Pepsico President and CFO Visits Tuck
FOR IMMEDIATE RELEASE—September 25, 2002
CONTACT: Kim Keating
HANOVER, N.H.—Indra Nooyi, president and CFO of PepsiCo, spoke at the Tuck School of Business at Dartmouth on September 23 about how the "school of hard knocks" helped her achieve her business success. Nooyi was recently ranked the 4th most powerful woman in business by Fortune magazine.
"There is no education like adversity," Nooyi said, quoting the 19th Century British prime minister Benjamin Disraeli. She told the crowd of Tuck students, staff, and faculty that her success did not come easily.
In 1996, Nooyi was hired as PepsiCo's senior executive for strategic planning, helping CEO Roger Enrico restructure PepsiCo after it experienced a staggering $800 million loss. To focus on PepsiCo's strengths—the convenience foods and beverage business—they decided to sell the company's restaurant chains, spin off the restaurant supply business, and later buy several "healthy food" businesses, including Tropicana and Quaker Oats. Nooyi was elected director, president, and CFO of PepsiCo in 2001, after negotiating Pepsi's $14 billion deal for Quaker Oats. PepsiCo stock reached a five-year high after her promotion, making it one of the world's five largest consumer product companies.

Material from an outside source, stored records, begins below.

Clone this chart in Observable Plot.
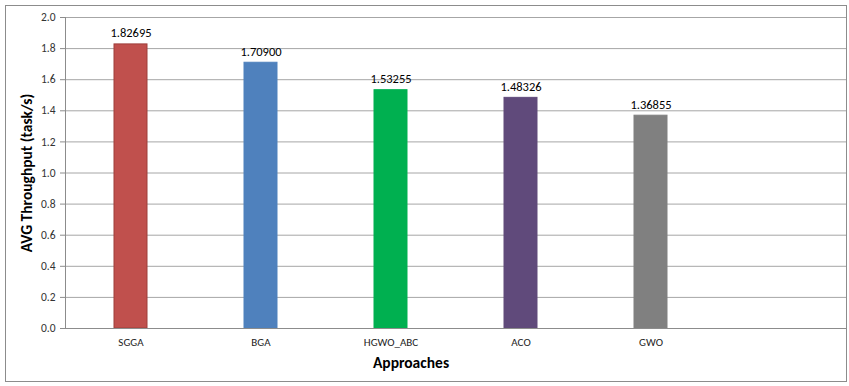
<!DOCTYPE html>
<html>
<head>
<meta charset="utf-8">
<script src="https://cdn.jsdelivr.net/npm/d3@7"></script>
<script src="https://cdn.jsdelivr.net/npm/@observablehq/plot@0.6"></script>
<style>
  html, body { margin: 0; padding: 0; background: #fff; }
  #wrap { position: relative; width: 849px; height: 386px; overflow: hidden; }
  #border { position: absolute; left: 5px; top: 5px; width: 842px; height: 377px; border: 1.5px solid #8c8c8c; box-sizing: border-box; pointer-events: none; }
</style>
</head>
<body>
<div id="wrap"><div id="border"></div></div>
<script>
const approaches = ["SGGA", "BGA", "HGWO_ABC", "ACO", "GWO"];
const throughput = [1.82695, 1.70900, 1.53255, 1.48326, 1.36855];
const valueLabels = ["1.82695", "1.70900", "1.53255", "1.48326", "1.36855"];
const barColors = ["#C0504D", "#4F81BD", "#00B050", "#604A7B", "#808080"];
const barStrokes = ["#9E3E3B", "#4F81BD", "#00B050", "#604A7B", "#808080"];
const yTicks = [0, 0.2, 0.4, 0.6, 0.8, 1.0, 1.2, 1.4, 1.6, 1.8, 2.0];

const data = approaches.map((a, i) => ({a, v: throughput[i], label: valueLabels[i], fill: barColors[i], stroke: barStrokes[i]}));
const xDomain = [...approaches, " "];
const font = "Carlito, 'Open Sans', 'Noto Sans', sans-serif";

const chart = Plot.plot({
  width: 849,
  height: 386,
  marginLeft: 65,
  marginRight: 3,
  marginTop: 17,
  marginBottom: 58,
  style: {fontFamily: font, fontSize: "11px", color: "#000", background: "transparent"},
  x: {domain: xDomain, paddingInner: 0.746, paddingOuter: 0.373, label: null},
  y: {domain: [0, 2.0], label: null},
  marks: [
    Plot.gridY(yTicks, {stroke: "#a6a6a6", strokeOpacity: 1, strokeWidth: 1}),
    Plot.axisY(yTicks, {tickFormat: d3.format(".1f"), tickSize: 5, tickPadding: 5, stroke: "#8c8c8c", fontSize: 11.5, fill: "#333", label: null}),
    Plot.axisX({tickSize: 0, tickPadding: 10, fontSize: 11, fill: "#222", label: null, tickFormat: d => d}),
    Plot.barY(data, {x: "a", y: "v", fill: "fill", stroke: "stroke", strokeWidth: 1}),
    Plot.text(data, {x: "a", y: "v", text: "label", dy: -11, fontSize: 12.5, fill: "#000"}),
    Plot.frame({anchor: "left", stroke: "#8c8c8c"}),
    Plot.ruleY([0], {stroke: "#8c8c8c"}),
    Plot.text(["AVG Throughput (task/s)"], {frameAnchor: "left", textAnchor: "middle", rotate: -90, dx: -38, fontWeight: "bold", fontSize: 15.5, fill: "#000"}),
    Plot.text(["Approaches"], {frameAnchor: "bottom", textAnchor: "middle", dx: -45, dy: 39, fontWeight: "bold", fontSize: 15.5, fill: "#000"})
  ]
});
document.getElementById("wrap").prepend(chart);
</script>
</body>
</html>
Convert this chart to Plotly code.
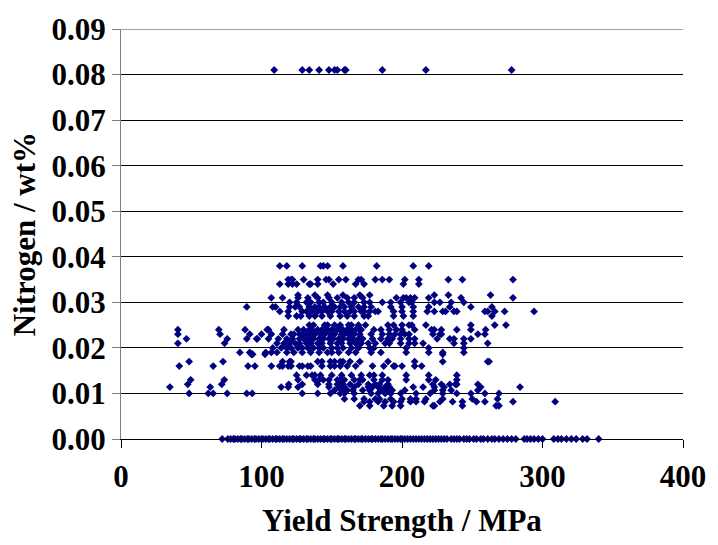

Nooyi talked about her lessons for success in business: (1) change before you're forced to; (2) focus on your strengths (as PepsiCo did when removing the restaurant business and increasing their food and beverage offerings); (3) set clear financial criteria and don't let the emotion of the deal obstruct reason (this philosophy allowed PepsiCo to wait patiently while Coca-Cola bid higher for Quaker; ultimately PepsiCo bought Quaker at their original offering price); (4) pray a lot, but plan more (Nooyi described how she planned 400 separate integration projects after the Quaker merger), and (5) numbers matter, but you live and die by people (PepsiCo supports employees with strong communication and work-life balance policies).
She had a final piece of advice for students: "Acknowledge what you don't know. If you're lost, stop and ask for directions."
Nooyi attributes her successful career to always working better and harder than anyone else and making sacrifices. "It's not easy at the top," she said quietly. "And you may not like to hear this, but you women—especially women of color—have to work twice as hard as your counterparts."
"Indra's style and message were inspirational," says Julie Lang, associate director of the Center for Global Leadership. "Following her visit, students said they appreciated her down-to-earth character and brutal honesty."
Founded in 1900, Tuck is the first graduate school of management and consistently ranks among the top business schools worldwide. Information about the Tuck School is available at www.tuck.dartmouth.edu.